Stablecoins in Action

Stablecoins aren’t just sitting pretty – they’re hard at work in various areas of finance and technology:

  1. Trading Pairs: The Steady Dance Partner
    Stablecoins provide a stable counterpart for cryptocurrency trading, allowing traders to move in and out of positions without converting to fiat.
  2. Digital Payments: Spend Without the Spikes
    Imagine buying a coffee with cryptocurrency without worrying that your drink might cost $5 today and $500 tomorrow.

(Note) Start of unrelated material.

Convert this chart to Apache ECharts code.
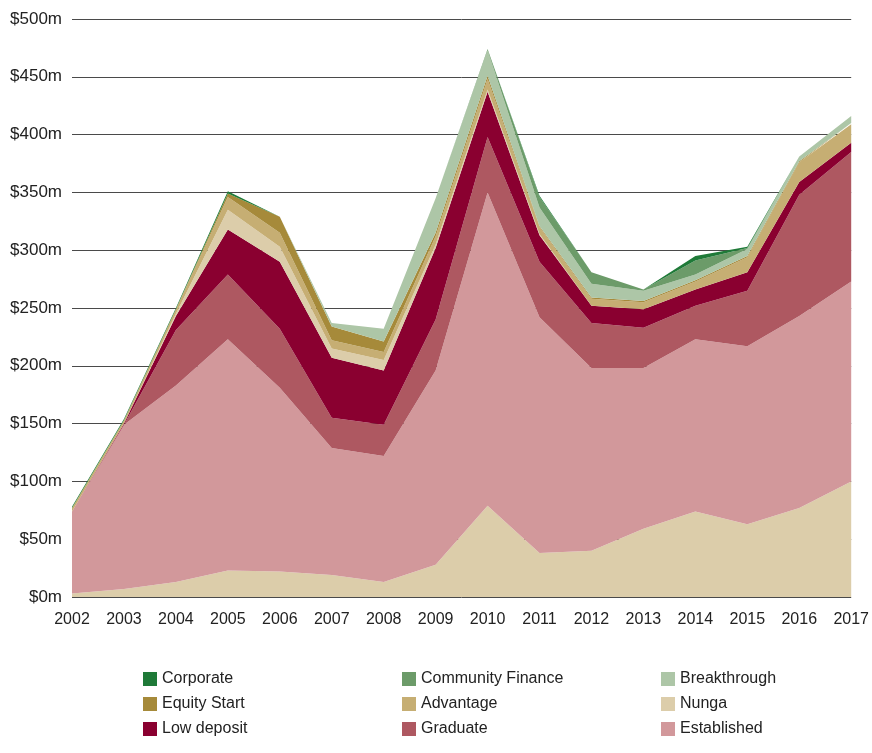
<!DOCTYPE html>
<html>
<head>
<meta charset="utf-8">
<script src="https://cdn.jsdelivr.net/npm/echarts@6/dist/echarts.min.js"></script>
<style>
html,body{margin:0;padding:0;background:#fff;overflow:hidden;}
#chart{width:872px;height:753px;}
</style>
</head>
<body>
<div id="chart"></div>
<script>
const years = ['2002','2003','2004','2005','2006','2007','2008','2009','2010','2011','2012','2013','2014','2015','2016','2017'];
const nungaBase = [3,7,13,23,22,19,13,28,79,38,40,59,74,63,77,100];
const established = [71,142,170,200,159,110,109,168,271,204,158,139,149,154,166,173];
const graduate = [0,0,48,56,51,26,27,44,48,48,39,35,29,48,105,112];
const lowDeposit = [0,1,12,39,58,52,47,62,39,23,15,16,14,16,11,8];
const nungaUpper = [0,0,2,17,13,8,9,3,2,1,0,0,0,0,0,0];
const advantage = [3,3,4,11,12,7,7,7,9,6,6,6,7,13,17,16];
const equityStart = [0,0,0,3,14,12,9,3,3,1,1,1,1,1,1,1];
const breakthrough = [0,0,0,0,0,3,11,30,22,16,12,9,5,6,4,6];
const communityFinance = [0,0,0,0,0,0,0,0,1,9,10,1,12,1,0,0];
const corporate = [1,1,1,2,0,0,0,0,0,1,0,0,4,1,0,0];
const yTicks = [0,50,100,150,200,250,300,350,400,450,500];

const FONT = '"Liberation Sans", Arial, sans-serif';
const colors = {
  'Corporate':'#1f7a38',
  'Community Finance':'#6c9b69',
  'Breakthrough':'#adc6a7',
  'Equity Start':'#a68a3a',
  'Advantage':'#c6ae73',
  'Nunga':'#dccdaa',
  'Low deposit':'#8a0030',
  'Graduate':'#ae5861',
  'Established':'#d2989b'
};
const stackDefs = [
  ['Nunga', nungaBase],
  ['Established', established],
  ['Graduate', graduate],
  ['Low deposit', lowDeposit],
  ['Nunga', nungaUpper],
  ['Advantage', advantage],
  ['Equity Start', equityStart],
  ['Breakthrough', breakthrough],
  ['Community Finance', communityFinance],
  ['Corporate', corporate]
];
const series = stackDefs.map(([name, data]) => ({
  name: name,
  type: 'line',
  stack: 'total',
  data: data,
  symbol: 'none',
  showSymbol: false,
  lineStyle: {width: 0},
  areaStyle: {color: colors[name], opacity: 1},
  itemStyle: {color: colors[name]},
  emphasis: {disabled: true}
}));

const legendBase = {
  orient: 'vertical',
  top: 666,
  itemWidth: 14,
  itemHeight: 14,
  itemGap: 9,
  icon: 'rect',
  textStyle: {fontFamily: FONT, fontSize: 16, color: '#222'},
  selectedMode: false
};

const chart = echarts.init(document.getElementById('chart'), null, {renderer: 'canvas', width: 872, height: 753});
chart.setOption({
  animation: false,
  color: Object.values(colors),
  grid: {left: 72, right: 13, top: 19, bottom: 156, containLabel: false},
  xAxis: {
    type: 'category',
    data: years,
    boundaryGap: false,
    axisLine: {show: false},
    axisTick: {show: false},
    axisLabel: {fontFamily: FONT, fontSize: 16, color: '#222', margin: 15},
    splitLine: {show: false}
  },
  yAxis: {
    type: 'value',
    min: yTicks[0],
    max: yTicks[yTicks.length - 1],
    interval: 50,
    axisLine: {show: false},
    axisTick: {show: false},
    axisLabel: {fontFamily: FONT, fontSize: 17, color: '#222', margin: 10,
      formatter: v => '$' + v + 'm'},
    splitLine: {lineStyle: {color: '#4a4a4a', width: 1}}
  },
  legend: [
    Object.assign({}, legendBase, {left: 138, data: ['Corporate','Equity Start','Low deposit']}),
    Object.assign({}, legendBase, {left: 397, data: ['Community Finance','Advantage','Graduate']}),
    Object.assign({}, legendBase, {left: 656, data: ['Breakthrough','Nunga','Established']})
  ],
  series: series
});
</script>
</body>
</html>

Stablecoins make this a reality.
  3. Cross-Border Transactions: Breaking Down Borders
    Send money internationally without hefty fees or long wait times. Stablecoins don’t care about national boundaries.
  4. DeFi Dynamo: The Building Blocks of Decentralized Finance
    Stablecoins are the lifeblood of many decentralized finance (DeFi) applications, enabling lending, borrowing, and yield farming.

The Regulatory Landscape

As stablecoins gain popularity, regulators are taking notice.

  • In the US, there’s talk of bank-like regulations for stablecoin issuers.
  • The European Union has already implemented rules under the Markets in Crypto Assets Regulation.
  • Global financial watchdogs are eyeing stablecoins as potentially systemically important.

Challenges on the Horizon

While stablecoins offer many benefits, they’re not without their challenges:

  1. Trust and Transparency: Are those reserves really there?
  2. Regulatory Uncertainty: The rulebook is still being written.
  3. Technology Risks: Smart contracts can sometimes be not-so-smart.
  4. Market Adoption: Will stablecoins go mainstream?

The Future of Stablecoins

What’s next for these steady digital coins? Here are some educated guesses:

  1. Increased Regulation: Expect more oversight and clearer rules.
  2. Central Bank Digital Currencies (CBDCs): Government-issued stablecoins could enter the scene.
  3. Wider Adoption: More businesses might start accepting stablecoins for everyday transactions.
  4. Innovation in DeFi: Stablecoins could fuel new financial products we haven’t even imagined yet.

Should You Care About Stablecoins?

Whether you’re a crypto enthusiast, a curious observer, or somewhere in between, stablecoins are worth understanding. They represent a fascinating intersection of traditional finance and cutting-edge technology.

Are they the perfect solution to all of cryptocurrency’s volatility problems? Not quite. But they’re an important step in making digital assets more practical and accessible for everyday use.